Love love all John Greengo classes! Wish to have had him decades ago with this info, but no internet then!! John is the greatest photography teacher I have seen out there, and I watch a lot of Creative Live classes and folks on YouTube too. John is so detailed and there are a ton of ah ha moments for me and I know lots of others. I think I own 4 John Greengo classes so far and want to add this one and Travel Photography!! I just drop everything to watch John on Creative Live. I wish sometime soon he would teach a Lightroom class and his knowledge on photography post editing.!!! That would probably take a LOT OF TIME but I know John would explain it soooooo good, like he does all his Photography classes!! Thank you Creative Live for having such a wonderful instructor with John Greengo!! Make more classes John, for just love them and soak it up! There is soooo much to learn and sometimes just so overwhelming. Is there anyway you might do a Motivation class!!?? Like do this button for this day, and try this technique for a week, or post this subject for this week, etc. Motivation and inspiration, and playing around with what you teach, needed so much and would be so fun.!! Just saying??? Awaiting gadgets class now, while waiting for lunch break to be over. All the filters and gadgets, oh my. Thank you thank you for all you teach John, You are truly a wonderful wonderful instructor and I would highly recommend folks listening and buying your classes.

Eve
 

I don't think that adjectives like beautiful, fantastic or excellent can describe the course and classes with John Greengo well enough. I've just bought my first camera and I am a total amateur but I fell in love with photography while watching the classes with John. It is fun, clear, understandable, entertaining, informative and and and. He is not only a fabulous photographer but a great teacher as well. Easy to follow, clear explanations and fantastic visuals.

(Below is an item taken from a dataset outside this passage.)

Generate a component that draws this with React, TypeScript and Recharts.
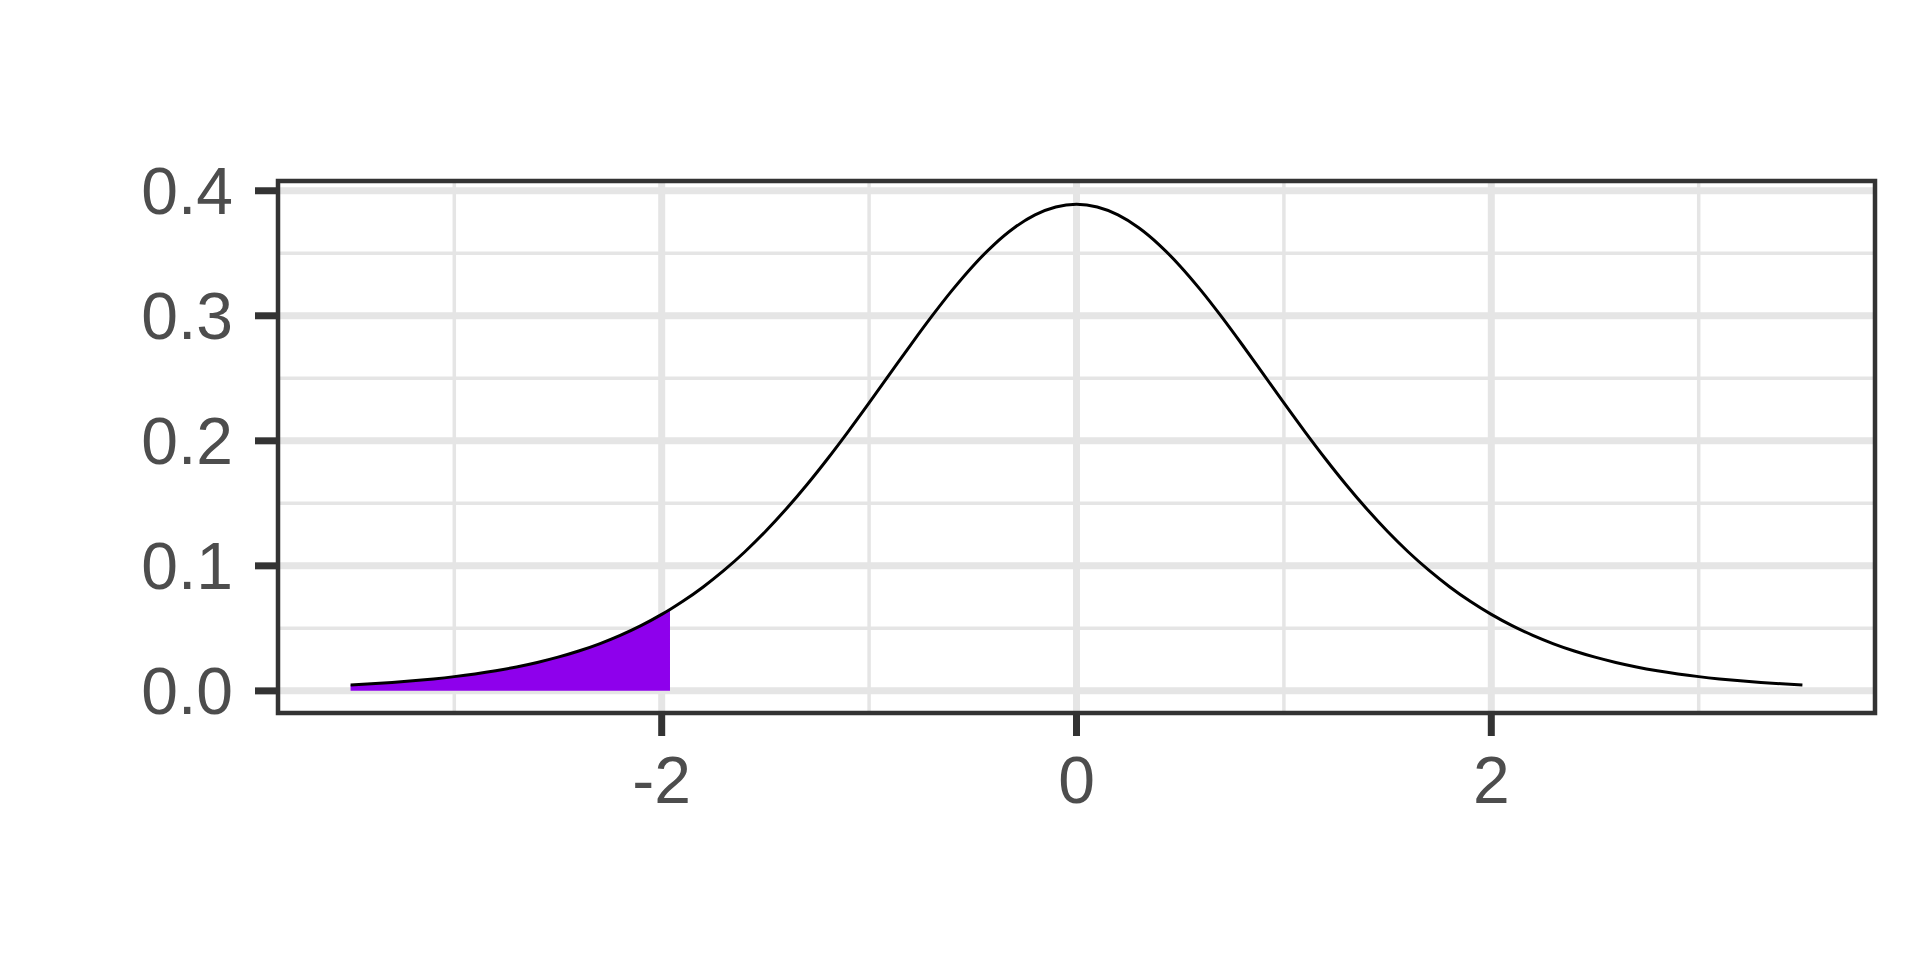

The only disadvantage I can list here that he is sooooo good that keeps me from going out to shoot as I am just glued to the screen. :-) Don't miss it and well worth the money invested! Thank you John!

Vlad Chiriacescu
 

Wow! John is THE best teacher I have ever had the pleasure of learning from, and this is the most comprehensive, eloquent and fun course I have ever taken (online or off). If you're even / / interested in photography, take this course as soon as possible! You might find out that taking great photos requires much more work than you're willing to invest, or you might get so excited learning from John that you'll start taking your camera with you EVERYWHERE. At the very least, you'll learn the fundamental inner workings and techniques that WILL help you get a better photo. Worried about the cost? Well, I've taken courses that are twice as expensive that offer less than maybe a tenth of the value. You'll be much better off investing in this course than a new camera or a new lens. I cannot reccomend John and this course enough!